While the new Unbridled Learning assessment information shows great need for improvement in most of Kentucky's 174 school districts, administrators continue to assure parents that the scores aren't as bad as they seem. This is the first year that the current testing system has been used, and the scores will serve as a baseline for future testing throughout the state.
Rebecca Moore, instructional supervisor for Trimble County Schools, said the district expected a decrease in scores because last year's assessment scores valued differently.
"We are disappointed that the overall scores are lower, but we did anticipate a drop because of new assessments and standards," Moore said.
Trimble County Schools ranked in the 19th percentile, or scoring higher than 33 districts in Kentucky, with an overall score of 49.9. Bedford Elementary, Trimble County Middle School and Trimble County High School showed that the scores needs improvement under the new assessment system.
"We knew our reading and math scores may decrease," Moore said, yet the district has implemented new curriculum standards and works toward the goal of yearly improvements that are part of the new assessment system.
Even though three of the four schools in the district are labeled by the assessment as needing improvement, the district had one school that was labeled "proficient." Milton Elementary received an overall score of 64.6, which ranks the school higher than 77 percent of the other elementary schools in the state.
Trimble County High School continued to be a "priority school," which replaced the "persistently low-achieving" designation under the new assessment system.

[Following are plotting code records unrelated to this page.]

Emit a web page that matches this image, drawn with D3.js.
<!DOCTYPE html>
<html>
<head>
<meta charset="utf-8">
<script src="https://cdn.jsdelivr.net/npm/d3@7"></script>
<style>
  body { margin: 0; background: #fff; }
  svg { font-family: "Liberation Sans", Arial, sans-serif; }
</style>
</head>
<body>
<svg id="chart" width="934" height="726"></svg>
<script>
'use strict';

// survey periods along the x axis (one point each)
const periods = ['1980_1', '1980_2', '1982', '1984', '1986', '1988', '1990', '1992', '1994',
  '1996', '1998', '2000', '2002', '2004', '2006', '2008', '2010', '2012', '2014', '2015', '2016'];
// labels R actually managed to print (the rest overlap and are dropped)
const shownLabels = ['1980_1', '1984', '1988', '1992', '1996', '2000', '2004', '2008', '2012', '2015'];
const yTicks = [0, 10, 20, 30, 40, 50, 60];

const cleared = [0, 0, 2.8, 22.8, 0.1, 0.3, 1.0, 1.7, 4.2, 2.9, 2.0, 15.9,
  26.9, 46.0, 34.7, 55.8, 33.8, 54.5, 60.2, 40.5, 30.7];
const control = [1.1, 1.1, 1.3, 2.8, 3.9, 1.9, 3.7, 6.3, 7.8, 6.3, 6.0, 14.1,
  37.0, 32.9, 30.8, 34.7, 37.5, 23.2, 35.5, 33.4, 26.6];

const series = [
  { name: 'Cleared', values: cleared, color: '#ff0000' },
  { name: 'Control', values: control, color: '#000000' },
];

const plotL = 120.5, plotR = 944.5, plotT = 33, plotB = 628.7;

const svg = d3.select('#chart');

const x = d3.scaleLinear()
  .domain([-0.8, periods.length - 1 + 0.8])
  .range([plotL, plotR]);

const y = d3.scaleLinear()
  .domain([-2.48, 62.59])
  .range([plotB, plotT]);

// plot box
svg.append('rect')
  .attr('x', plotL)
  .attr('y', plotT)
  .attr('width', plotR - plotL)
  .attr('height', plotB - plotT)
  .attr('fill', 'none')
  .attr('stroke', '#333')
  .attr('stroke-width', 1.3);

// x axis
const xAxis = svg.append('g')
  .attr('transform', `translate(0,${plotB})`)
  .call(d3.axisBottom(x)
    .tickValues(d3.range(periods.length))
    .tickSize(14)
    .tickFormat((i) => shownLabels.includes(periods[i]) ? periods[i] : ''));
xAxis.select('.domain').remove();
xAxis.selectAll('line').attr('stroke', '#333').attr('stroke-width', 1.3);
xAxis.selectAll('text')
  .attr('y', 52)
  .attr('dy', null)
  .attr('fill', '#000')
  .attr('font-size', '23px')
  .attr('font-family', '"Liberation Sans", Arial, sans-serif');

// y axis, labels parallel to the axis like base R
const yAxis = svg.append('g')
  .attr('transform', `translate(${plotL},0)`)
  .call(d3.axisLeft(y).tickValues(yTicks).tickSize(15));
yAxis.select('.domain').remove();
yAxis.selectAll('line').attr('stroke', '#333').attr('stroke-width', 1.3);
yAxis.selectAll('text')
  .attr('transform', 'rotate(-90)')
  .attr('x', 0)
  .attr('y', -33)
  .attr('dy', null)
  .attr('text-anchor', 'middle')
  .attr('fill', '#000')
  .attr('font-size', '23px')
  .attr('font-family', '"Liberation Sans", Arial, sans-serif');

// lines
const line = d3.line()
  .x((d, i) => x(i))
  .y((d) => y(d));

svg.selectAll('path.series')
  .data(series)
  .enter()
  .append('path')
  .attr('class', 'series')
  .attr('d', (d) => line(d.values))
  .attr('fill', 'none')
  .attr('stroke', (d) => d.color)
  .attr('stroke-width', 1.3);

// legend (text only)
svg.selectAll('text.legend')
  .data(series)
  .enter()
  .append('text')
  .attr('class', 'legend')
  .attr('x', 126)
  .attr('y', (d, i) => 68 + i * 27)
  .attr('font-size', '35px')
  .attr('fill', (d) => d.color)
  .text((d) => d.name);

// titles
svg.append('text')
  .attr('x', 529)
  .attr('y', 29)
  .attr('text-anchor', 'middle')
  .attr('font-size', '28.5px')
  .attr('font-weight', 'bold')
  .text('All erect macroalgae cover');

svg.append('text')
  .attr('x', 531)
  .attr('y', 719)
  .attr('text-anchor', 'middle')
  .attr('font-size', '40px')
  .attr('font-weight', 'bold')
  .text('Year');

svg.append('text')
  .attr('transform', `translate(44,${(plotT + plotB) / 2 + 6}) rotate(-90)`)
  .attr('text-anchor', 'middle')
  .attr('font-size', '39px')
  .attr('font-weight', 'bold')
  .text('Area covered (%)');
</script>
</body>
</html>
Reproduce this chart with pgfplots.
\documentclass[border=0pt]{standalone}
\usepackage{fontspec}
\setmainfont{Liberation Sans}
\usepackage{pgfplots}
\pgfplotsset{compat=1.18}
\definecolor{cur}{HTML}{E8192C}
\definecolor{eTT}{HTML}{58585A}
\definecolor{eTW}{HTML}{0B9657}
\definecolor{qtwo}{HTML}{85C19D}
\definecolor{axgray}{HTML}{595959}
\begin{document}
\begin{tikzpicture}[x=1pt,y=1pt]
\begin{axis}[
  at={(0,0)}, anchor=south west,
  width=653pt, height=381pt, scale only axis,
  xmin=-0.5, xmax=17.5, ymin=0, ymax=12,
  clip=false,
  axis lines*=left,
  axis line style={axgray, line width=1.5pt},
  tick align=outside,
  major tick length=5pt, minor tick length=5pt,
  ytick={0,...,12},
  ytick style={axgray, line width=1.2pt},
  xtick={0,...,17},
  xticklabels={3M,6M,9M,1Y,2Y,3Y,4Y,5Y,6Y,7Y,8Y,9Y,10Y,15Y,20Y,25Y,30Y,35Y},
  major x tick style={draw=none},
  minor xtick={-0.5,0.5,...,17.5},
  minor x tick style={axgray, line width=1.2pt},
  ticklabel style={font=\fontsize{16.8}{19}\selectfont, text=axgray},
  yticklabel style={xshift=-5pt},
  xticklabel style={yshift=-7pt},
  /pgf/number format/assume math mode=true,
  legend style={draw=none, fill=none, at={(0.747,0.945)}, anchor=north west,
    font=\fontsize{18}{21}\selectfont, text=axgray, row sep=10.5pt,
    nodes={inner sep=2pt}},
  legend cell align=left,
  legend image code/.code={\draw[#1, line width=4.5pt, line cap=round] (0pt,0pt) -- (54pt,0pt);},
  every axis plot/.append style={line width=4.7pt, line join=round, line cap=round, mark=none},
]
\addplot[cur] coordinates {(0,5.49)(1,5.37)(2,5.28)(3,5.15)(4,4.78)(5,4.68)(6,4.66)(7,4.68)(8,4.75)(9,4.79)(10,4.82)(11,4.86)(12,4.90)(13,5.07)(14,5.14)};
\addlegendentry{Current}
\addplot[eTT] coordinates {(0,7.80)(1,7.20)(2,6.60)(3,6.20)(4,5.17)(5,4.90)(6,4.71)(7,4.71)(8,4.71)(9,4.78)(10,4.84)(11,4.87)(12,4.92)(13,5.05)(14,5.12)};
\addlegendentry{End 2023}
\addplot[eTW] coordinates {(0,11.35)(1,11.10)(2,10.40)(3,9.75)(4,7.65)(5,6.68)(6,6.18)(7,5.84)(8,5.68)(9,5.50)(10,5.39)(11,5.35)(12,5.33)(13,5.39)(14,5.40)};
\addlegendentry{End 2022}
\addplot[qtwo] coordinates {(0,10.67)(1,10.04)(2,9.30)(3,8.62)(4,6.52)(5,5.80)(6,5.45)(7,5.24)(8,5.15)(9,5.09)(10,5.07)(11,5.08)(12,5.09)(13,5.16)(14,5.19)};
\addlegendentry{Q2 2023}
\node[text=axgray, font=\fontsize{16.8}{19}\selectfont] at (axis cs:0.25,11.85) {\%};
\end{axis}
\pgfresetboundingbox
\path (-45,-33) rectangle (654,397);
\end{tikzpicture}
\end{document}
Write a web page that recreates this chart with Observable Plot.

Trimble County High School was listed as a persistently low-achieving school last year and will remain a priority school for three years.
No new priority schools were identified during the first year of the new assessment, Moore said.
Carroll County Schools, like other school districts across the state, expected scores to be lower, said Pam Williams, the elementary instructional supervisor. She said there are some positives in the new assessment scores - such as higher than average college- and career-readiness - even though the district ranked in the 15th percentile, or scored better than 26 of the 174 districts in Kentucky. The district had an overall score of 48.9.
Cartmell Elementary and Carroll County Middle School were labeled as schools that "need improvement," and both were designated "focus schools" because of their "gap" scores, which compare the performance of students who are in traditionally underperforming groups such as poverty, special education, limited English proficiency or ethnic minorities.
Carroll County High School "needs improvement" as well, according to the assessments, because the school ranks in the 40th percentile in the state.
Carroll County Schools was designated a "focus district" because of the low "gap" scores throughout the district's schools. Williams said some students in the "gap" had not been factored in to the previous assessment scores. The district continues to work on increasing "gap" scores, she said, as well as other pieces of the new accountability standards.
"Everything about this assessment is different," Williams said. "It's just a growing process as a school district to meet those needs."
Even with the lower test scores, Carroll County Schools showed a high college- and career-readiness rate at 60.3 percent, higher than the state average of 47 percent.
"We were very excited the high school did so well," Williams said.
Education Commissioner Terry Holliday said the statewide results showing that 47 percent of high schoolers are ready to advance are a significant improvement over the previous year's 38 percent.
"That's a very positive signal," Holliday said. "That's our ultimate goal, to get kids to graduate college- and career-ready. Our goal is to get to 67 percent by 2015, and we're on track to get there."
Richard Innes, education analyst for the Bluegrass Institute for Public Policy, said people had lost confidence in the former test because many of the students who performed well on it still were ending up in remedial classes in their first year of college.
Kentucky was granted a waiver from the Bush-era No Child Left Behind education law that allowed the state to implement the new testing system. Students in the state's 174 school districts took the Kentucky Performance Rating for Educational Progress tests last spring.
The new test scores showed Kentucky students have much room for improvement in all subject areas.
Trimble County and Carroll County school districts both received the designation of "needs improvement," joining 119 other school districts in Kentucky that received that mark.
Only 19 school districts of 174 districts in Kentucky received the "distinguished" rating, while 35 districts received the "proficient" designation.
Holliday encouraged educators and parents to consider this year's scores a starting point for improvement.
"Although more than two-thirds of schools and districts are in the 'needs improvement' category, this is not an indicator of failure," Holliday said.
Innis didn't see it in such a positive light.
"I think Kentucky parents have every right to be concerned at this point," he said.
The Associated Press contributed to this story.